GBS is caused by inflammation in the peripheral nervous system (PNS), brought on by an uncontrolled and damaging cascade of pathological events. In recent years, considerable research has centered on antibody responses to peripheral nerve gangliosides as a major initiating event, and the relationship these anti-ganglioside antibodies have to different clinical forms of GBS, including Miller Fisher syndrome. In the past, GBS was believed to be a disorder largely mediated by T lymphocytes - however the current flow or research suggests that the antibody-producing B lymphocytes might be equally, if not more important. This shift in emphasis from T cells to B cells has opened up a new understanding of GBS, and in doing so suggests that some novel therapeutic approaches based on these findings could be developed.

Onset in GBS is generally rapid, and in 20% of cases leads to total paralysis, requiring prolonged intensive therapy with mechanical ventilation. Because of this fast and often severe onset, it is important to halt ongoing damage by initiating treatment early - with this comes an acceptance that the treatment window for GBS is short, and that one cannot undo the damage that has been done, but must wait for natural repair to take place. The current optimal treatment with whole plasma exchange or intravenous immunoglobulin therapy lacks immunological specificity and only halves the severity of the disease. The incentive to understand GBS pathogenesis as a prerequisite to developing and instituting more effective, contemporary immunotherapies thus remains high. By switching conceptual emphasis from a T cell model of GBS to a B cell model, we open up a vista of new therapeutic possibilities, one of which is blocking the complement system of proteins in the blood.

The production of anti-ganglioside antibodies is driven by the infection that precedes the onset of GBS. This is best understood for Campylobacter infection, where the coating on the bacterial surface is the same molecular shape as the coating on the surface of our nerves. As the body makes a protective antibody response against the bacterial coat, it inadvertently fails to realise that the same antibody can also attack the nerve coat. This process, often termed molecular mimicry, lead to immune attack by friendly fire - tragically unwanted for the nerve which takes the brunt of an immune attack that should normally be destined for clearing the bacterial infection.Why only some of us make this immune programming mistake that leads to GBS after infections remains unknown.

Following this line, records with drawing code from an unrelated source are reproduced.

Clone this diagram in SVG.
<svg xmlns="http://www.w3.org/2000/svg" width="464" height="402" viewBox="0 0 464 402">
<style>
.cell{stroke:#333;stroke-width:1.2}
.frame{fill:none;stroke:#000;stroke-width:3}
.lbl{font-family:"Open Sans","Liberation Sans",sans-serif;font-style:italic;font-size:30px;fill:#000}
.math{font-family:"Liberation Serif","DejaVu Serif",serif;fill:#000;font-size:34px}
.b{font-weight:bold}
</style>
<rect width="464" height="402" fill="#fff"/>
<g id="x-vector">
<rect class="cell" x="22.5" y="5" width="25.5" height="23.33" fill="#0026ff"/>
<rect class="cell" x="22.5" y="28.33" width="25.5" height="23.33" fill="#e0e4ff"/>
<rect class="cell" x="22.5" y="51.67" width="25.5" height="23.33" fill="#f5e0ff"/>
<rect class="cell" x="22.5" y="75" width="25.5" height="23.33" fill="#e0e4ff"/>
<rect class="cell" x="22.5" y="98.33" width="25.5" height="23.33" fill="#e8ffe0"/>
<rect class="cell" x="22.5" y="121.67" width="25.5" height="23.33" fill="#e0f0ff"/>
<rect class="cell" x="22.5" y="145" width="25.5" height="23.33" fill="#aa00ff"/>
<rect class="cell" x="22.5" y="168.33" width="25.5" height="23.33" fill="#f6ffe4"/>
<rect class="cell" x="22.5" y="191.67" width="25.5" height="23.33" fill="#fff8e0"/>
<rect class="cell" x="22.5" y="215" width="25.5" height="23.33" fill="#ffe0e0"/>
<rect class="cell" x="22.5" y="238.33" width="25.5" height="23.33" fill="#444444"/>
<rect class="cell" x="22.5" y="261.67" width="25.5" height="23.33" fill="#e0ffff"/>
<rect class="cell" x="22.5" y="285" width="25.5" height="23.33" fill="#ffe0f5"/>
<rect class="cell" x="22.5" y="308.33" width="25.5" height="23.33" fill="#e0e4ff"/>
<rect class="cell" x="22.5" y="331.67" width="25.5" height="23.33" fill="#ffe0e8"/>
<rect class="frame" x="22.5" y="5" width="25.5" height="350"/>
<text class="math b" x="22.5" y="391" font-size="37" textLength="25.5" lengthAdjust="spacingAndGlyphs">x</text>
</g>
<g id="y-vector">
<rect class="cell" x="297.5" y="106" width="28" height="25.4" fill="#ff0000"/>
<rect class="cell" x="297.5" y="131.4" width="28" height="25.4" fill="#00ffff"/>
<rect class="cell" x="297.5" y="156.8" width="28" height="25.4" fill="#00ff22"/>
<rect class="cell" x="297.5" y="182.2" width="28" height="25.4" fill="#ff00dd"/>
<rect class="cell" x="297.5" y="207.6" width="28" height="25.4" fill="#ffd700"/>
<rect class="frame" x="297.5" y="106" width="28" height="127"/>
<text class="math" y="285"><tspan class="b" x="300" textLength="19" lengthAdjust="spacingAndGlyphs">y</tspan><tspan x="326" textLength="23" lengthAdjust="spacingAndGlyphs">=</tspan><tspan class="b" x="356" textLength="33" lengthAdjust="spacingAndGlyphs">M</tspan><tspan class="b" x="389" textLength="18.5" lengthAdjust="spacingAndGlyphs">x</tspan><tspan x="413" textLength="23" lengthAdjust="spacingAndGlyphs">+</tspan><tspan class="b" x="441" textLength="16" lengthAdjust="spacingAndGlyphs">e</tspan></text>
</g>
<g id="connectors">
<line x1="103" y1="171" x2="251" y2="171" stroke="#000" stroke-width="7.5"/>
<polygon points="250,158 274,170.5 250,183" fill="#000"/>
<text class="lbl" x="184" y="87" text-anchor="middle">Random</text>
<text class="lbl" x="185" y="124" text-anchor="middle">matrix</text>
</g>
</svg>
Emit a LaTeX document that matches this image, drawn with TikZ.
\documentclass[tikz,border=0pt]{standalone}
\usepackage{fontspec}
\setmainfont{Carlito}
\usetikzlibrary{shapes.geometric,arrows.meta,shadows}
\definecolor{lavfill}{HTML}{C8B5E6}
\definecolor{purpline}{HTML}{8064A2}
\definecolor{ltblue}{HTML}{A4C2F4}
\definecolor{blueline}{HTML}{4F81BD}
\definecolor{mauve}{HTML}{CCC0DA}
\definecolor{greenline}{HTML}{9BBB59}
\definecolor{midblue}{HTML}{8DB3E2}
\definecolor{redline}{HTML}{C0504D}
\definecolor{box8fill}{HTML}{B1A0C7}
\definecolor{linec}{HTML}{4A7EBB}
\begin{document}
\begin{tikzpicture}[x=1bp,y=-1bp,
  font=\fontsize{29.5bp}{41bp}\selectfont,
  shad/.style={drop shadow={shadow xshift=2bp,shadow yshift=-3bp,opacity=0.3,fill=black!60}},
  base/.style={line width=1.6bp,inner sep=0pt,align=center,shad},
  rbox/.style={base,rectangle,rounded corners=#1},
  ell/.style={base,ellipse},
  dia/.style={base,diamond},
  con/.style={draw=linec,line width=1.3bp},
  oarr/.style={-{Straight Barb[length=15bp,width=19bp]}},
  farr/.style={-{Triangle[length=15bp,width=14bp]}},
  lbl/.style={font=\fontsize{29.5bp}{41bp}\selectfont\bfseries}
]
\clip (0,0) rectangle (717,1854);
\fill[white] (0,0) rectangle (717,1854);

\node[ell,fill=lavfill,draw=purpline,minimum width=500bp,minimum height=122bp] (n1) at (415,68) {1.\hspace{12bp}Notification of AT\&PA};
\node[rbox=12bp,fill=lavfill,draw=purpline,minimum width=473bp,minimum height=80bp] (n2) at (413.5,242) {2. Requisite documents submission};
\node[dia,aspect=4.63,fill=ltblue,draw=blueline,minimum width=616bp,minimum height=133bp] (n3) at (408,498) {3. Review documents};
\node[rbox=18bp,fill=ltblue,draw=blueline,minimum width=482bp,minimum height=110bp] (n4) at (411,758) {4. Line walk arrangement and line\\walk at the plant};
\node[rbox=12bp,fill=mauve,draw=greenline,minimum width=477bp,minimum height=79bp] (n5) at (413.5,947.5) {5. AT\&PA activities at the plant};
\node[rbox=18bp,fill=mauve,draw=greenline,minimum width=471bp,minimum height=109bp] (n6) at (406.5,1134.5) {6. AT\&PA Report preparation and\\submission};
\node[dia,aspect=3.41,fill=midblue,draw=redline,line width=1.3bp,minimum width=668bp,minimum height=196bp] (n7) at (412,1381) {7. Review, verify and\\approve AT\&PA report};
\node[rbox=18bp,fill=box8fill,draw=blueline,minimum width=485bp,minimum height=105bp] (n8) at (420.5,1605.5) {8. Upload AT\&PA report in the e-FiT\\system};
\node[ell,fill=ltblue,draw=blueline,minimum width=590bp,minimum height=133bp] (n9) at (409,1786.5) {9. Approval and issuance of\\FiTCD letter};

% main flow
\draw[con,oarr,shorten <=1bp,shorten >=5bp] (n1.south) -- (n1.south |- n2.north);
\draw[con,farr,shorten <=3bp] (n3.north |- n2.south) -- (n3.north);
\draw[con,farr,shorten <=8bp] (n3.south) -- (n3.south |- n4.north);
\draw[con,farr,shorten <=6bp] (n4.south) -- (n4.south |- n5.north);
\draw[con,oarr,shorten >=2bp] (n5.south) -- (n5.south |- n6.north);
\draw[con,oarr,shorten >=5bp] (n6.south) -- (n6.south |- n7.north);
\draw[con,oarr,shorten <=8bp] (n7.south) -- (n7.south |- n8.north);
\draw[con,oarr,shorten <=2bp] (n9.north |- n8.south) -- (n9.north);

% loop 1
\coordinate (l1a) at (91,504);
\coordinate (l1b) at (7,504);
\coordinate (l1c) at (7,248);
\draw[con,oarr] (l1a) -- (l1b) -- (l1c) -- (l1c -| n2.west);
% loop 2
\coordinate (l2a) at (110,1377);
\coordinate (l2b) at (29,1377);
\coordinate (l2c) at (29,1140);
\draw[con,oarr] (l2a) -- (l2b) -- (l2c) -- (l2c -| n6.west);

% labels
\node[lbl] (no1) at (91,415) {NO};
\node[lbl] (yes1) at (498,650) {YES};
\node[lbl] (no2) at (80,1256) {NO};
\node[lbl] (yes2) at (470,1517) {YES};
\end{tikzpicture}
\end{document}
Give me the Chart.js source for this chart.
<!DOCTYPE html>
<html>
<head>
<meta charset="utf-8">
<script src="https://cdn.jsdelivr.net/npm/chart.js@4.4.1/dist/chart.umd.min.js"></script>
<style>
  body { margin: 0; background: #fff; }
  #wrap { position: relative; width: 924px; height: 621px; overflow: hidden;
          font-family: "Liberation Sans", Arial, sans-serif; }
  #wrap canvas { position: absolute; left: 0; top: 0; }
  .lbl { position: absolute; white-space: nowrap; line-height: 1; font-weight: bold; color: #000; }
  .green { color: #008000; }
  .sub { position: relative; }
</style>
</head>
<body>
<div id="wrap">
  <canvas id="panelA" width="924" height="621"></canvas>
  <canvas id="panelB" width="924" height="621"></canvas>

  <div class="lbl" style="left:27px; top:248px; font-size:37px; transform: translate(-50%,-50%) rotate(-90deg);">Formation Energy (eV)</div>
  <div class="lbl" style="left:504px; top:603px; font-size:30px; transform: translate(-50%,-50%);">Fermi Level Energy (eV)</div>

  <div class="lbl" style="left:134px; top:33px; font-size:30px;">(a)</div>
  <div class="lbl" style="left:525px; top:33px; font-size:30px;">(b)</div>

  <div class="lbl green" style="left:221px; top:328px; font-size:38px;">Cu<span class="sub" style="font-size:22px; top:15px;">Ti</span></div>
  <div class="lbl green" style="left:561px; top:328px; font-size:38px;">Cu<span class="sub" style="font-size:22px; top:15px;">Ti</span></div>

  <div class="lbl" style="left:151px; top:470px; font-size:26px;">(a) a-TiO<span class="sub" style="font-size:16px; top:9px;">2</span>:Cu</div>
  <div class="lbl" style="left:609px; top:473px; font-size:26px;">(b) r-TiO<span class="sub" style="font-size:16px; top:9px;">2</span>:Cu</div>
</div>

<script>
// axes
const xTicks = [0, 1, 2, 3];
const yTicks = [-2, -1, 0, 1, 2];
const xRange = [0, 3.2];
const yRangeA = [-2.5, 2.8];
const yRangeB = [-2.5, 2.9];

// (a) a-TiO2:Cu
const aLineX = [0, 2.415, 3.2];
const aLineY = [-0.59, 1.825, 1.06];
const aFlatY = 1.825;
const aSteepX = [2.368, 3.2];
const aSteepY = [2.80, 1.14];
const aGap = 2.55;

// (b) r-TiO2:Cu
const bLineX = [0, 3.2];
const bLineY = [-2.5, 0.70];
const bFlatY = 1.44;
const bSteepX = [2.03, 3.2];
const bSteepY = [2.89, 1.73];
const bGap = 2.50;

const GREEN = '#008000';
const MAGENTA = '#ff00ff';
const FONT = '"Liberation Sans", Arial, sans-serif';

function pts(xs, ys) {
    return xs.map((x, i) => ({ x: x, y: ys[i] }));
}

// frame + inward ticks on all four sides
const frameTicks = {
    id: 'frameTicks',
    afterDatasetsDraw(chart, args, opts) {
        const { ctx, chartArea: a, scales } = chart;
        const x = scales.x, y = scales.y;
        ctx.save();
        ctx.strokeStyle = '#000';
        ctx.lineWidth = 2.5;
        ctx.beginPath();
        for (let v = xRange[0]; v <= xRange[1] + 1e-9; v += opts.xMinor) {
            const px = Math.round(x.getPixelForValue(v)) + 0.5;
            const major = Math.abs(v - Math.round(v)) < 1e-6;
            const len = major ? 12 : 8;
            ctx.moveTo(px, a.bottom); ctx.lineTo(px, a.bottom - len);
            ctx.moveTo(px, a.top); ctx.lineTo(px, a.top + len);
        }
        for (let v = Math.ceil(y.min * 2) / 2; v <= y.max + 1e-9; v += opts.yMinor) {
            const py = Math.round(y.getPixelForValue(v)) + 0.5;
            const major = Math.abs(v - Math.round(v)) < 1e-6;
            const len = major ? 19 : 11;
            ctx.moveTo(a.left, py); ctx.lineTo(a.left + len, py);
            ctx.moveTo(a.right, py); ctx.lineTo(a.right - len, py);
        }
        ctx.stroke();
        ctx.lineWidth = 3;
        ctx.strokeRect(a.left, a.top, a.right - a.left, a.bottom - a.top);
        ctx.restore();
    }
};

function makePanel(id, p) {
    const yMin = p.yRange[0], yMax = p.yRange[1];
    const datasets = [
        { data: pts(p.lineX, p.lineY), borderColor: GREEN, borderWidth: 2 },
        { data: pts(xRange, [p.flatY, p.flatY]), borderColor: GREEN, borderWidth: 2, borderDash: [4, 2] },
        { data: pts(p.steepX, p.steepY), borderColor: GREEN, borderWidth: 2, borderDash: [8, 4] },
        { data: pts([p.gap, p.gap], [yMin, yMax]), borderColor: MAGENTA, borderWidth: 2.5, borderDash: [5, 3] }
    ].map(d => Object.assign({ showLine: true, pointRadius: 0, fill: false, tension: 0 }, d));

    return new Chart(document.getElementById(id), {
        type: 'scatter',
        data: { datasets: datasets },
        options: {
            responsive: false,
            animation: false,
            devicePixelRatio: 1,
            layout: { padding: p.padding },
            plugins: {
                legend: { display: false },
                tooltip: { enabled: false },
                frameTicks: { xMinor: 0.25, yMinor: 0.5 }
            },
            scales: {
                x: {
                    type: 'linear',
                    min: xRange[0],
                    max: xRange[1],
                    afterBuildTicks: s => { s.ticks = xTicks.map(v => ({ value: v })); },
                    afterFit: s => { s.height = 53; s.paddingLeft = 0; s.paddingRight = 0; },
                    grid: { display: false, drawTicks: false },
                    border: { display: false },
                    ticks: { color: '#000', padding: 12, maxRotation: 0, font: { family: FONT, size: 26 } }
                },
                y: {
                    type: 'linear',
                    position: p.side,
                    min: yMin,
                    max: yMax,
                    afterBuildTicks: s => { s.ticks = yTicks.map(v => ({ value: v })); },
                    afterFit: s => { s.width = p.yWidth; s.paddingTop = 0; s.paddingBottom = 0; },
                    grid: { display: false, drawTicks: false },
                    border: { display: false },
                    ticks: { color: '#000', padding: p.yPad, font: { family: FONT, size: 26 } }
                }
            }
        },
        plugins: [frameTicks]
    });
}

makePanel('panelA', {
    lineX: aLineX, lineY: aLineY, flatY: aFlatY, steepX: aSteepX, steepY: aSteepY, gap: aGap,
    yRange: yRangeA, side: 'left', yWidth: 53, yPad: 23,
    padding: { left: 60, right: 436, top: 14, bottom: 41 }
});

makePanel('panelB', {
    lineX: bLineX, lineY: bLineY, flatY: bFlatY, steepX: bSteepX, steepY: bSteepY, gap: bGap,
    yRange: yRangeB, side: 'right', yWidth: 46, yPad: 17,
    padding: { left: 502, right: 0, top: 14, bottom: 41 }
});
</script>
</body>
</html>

Anti-ganglioside antibodies bind to ganglioside-containing cell membranes in different parts of the nerve. After the antibodies bind, they activate a defense system in the body termed the complement cascade. This bunker busting cascade of proteins punches holes in the surface membrane of the nerve cell; water and certain salts flood into the nerve from outside, and the whole area bursts open and disintegrates. As a result of this, not surprisingly the nerve stops working, leading to the loss of nerve function and paralysis that we see in our patients with GBS. Under normal conditions, the complement cascade is present in our bodies to perform this attack mechanism on bacteria that have been coated by antibodies. Thus the consequence of the misdirected anti-ganglioside antibody becomes clear - in addition to tagging the bacteria for attack by complement, the nerves are also tagged, with disastrous consequences.

Complement is not a new subject - many GBS investigators have looked carefully in this direction before, and like all medical science, progress builds gradually on the past discoveries of others and the current work of colleagues in laboratories throughout the world. In recognition of this, my laboratory has recently conducted a detailed series of experiments looking at complement attack pathways brought on by anti-ganglioside antibody binding to nerve. It is very clear that complement activation drives nerve injury in our models of GBS. It is also well established that complement deposits are present in human GBS nerve biopsies. It would thus seem logical that blocking complement activity should prevent tissue injury to nerves where anti-ganglioside antibody is deposited on the membrane. We have therefore looked around for complement blocking drugs (inhibitors) that we could potentially apply to the treatment of GBS. One therapy we have used to investigate this is a complement inhibitor called APT070 (also termed Mirococept), and we published this work in the scientific journal, Annals of Neurology, in 2005. In our model of GBS, alto's therapy is extremely effective, essentially blocking complement activation and thereby completely preventing any nerve damage. We are also now testing other complement blocking drugs that appear to be effective.

Advances in our understanding of the destructive immune pathways underlying GBS has opened up potential new therapies. An important consequence of identifying anti-ganglioside antibodies as a mediator of some forms of GBS is that the knowledge has direct therapeutic approaches towards blockade of antibody-mediated pathways, such as complement inhibition. Therapeutic progress with GBS patients is confounded by the need for large, complex, and expensive clinical trials - this reinforces the need to make rational choices for novel immunotherapy testing, informed by basic studies in model systems that reasonably reflect the pathogenesis of the human disease. Our recent studies on complement blockade represent one such example of this and clearly identify a possible new treatment for GBS that deserves a clinical trial.